This 2017 Formula 1 Racecar is Fueled by Onshape’s Public Plan
Veteran racecar designer Nicolas Perrin, who has worked for multiple Formula 1 teams, uses Onshape to create and edit open-access CAD models with a global community of engineers, racing enthusiasts and the public. The above Formula 1 racecar model, which has gone through 13 iterations over the past year, was 100 percent designed with Onshape’s free Public Plan, which offers unlimited Public Documents for open source designers and hobbyists.
Based in England, the PERRINN company calls its racecar designs “open-access” rather than “open source” because it screens who can actively contribute to the projects. Depending on experience and expertise, contributing engineers are paid between 25 and 100 shares in the company per hour of assigned work.
“It’s so amazing to be able to do meaningful work with people I’ve never met,” Nicolas says. “It used to be that you would never share your IP with strangers, but now I do it all the time.
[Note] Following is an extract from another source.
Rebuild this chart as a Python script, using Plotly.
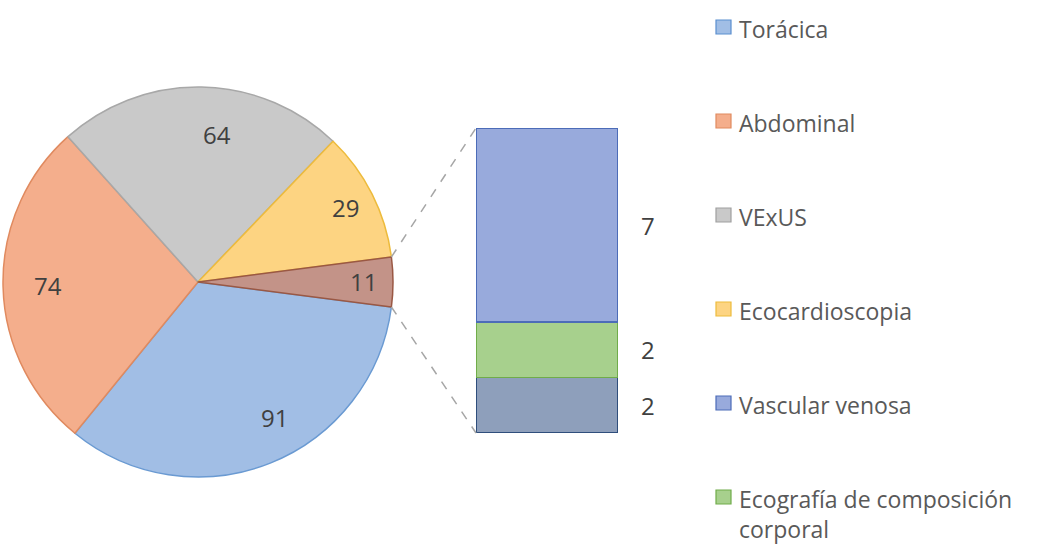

Onshape makes it easier to collaborate with the peace of mind that you remain in full control over who can view or edit your designs.”
When we last checked in with Nicolas last February, he had just imported his Formula 1 car design from traditional file-based CAD to Onshape to give new team members instant access to the project without any need to purchase their own CAD system, install software or worry about licenses.
Now, he’s working with a core team of 30 professionals around the world with about 200 total racing enthusiasts closely following the project’s development (you can join them here). Nicolas is confident his open-access racecar is ready for some F1 action and is currently seeking investors to get it built ASAP. We recently caught up with him to find out how the design has improved over the past year and learn about Onshape’s role in helping him pursue his goals.
Q: Tell us about your new F1 model that you designed completely in Onshape. What’s changed since the original design?
A: Well, this car is designed for the new 2017 race regulations. The wheels and tires are 25 percent bigger, which has a big impact on the aerodynamics. The diffuser is bigger as well and the car has got more of a “V” shape from the top view. So all in all, it's got more downforce and more drag because of the wheels. It's quite a bit of change.
Q: How do bigger wheels change the character of the race?
A: So the car will go about four to five seconds faster, which puts more demands on the driver. Bigger tires also give more mechanical grip which allows the drivers to follow each other better. So it's done for the spectacle. And to make Formula 1 a more challenging sport for the drivers.
Q: How has Onshape changed how you approach design?
A: One of the most helpful things has been the branching and merging. We’ve done a lot of tests (CFD simulations). Think of doing 20 separate tests as 20 different branches, and then coming out of these 20 tests, you've got maybe four or five winners, four or five changes that are positive. Then you create a new version by merging these four or five positive branches into a new design. And that's really powerful. With the merging aspect of the work being automated, it limits the number of potential errors that normally occurs when you do that sort of work.
Q: How is merging different when using traditional file-based CAD?
A: Well, that process is very manual. You might have a team of designers looking at certain tests and then finding some positive changes on the geometry. Merging those changes relies on people communicating which pieces of geometry have to be incorporated in the master model. When we do this in the industry normally, you have to be physically side by side and talk to each other. Otherwise, you will miss some changes. With Onshape, it cannot be missed. You just give a list of branches that need to be merged, and the software does it for you.
Q: Your team has done more than 200 tests on the current design. Where are your people based?
A: We have people everywhere: South America, Europe, the U.S., Japan, India, Australia – and to be honest, I'm not always sure. If I don't ask them where they are, I'm not always sure where they are. Because geography is not a limitation for us. We are all connected to a chat system. We only need to know the time zone to know when we can connect.
Veteran racecar designer Nicolas Perrin hopes to introduce the world’s first open-access F1 car to the track soon.
Q: Anything surprise you so far?
A: It’s difficult to explain, but I feel a really strong connection with these people even though I've never met them! We know we can trust each other, in the same way as people who I would work with in an office.
Q: How important is real-time deployment to you? If you are introduced to somebody awesome, is it great to know that you can give them immediate access to your design?
A: Absolutely. We can have somebody starting to work only minutes after we first meet them. This is very valuable. We also don't need to have our own IT support or infrastructure. Onshape handles that for us so we can just focus on the design and collaboration aspects. We never even discuss software issues or installation issues or hardware issues. People just understand that they're coming with their own hardware. That’s the power of having Onshape.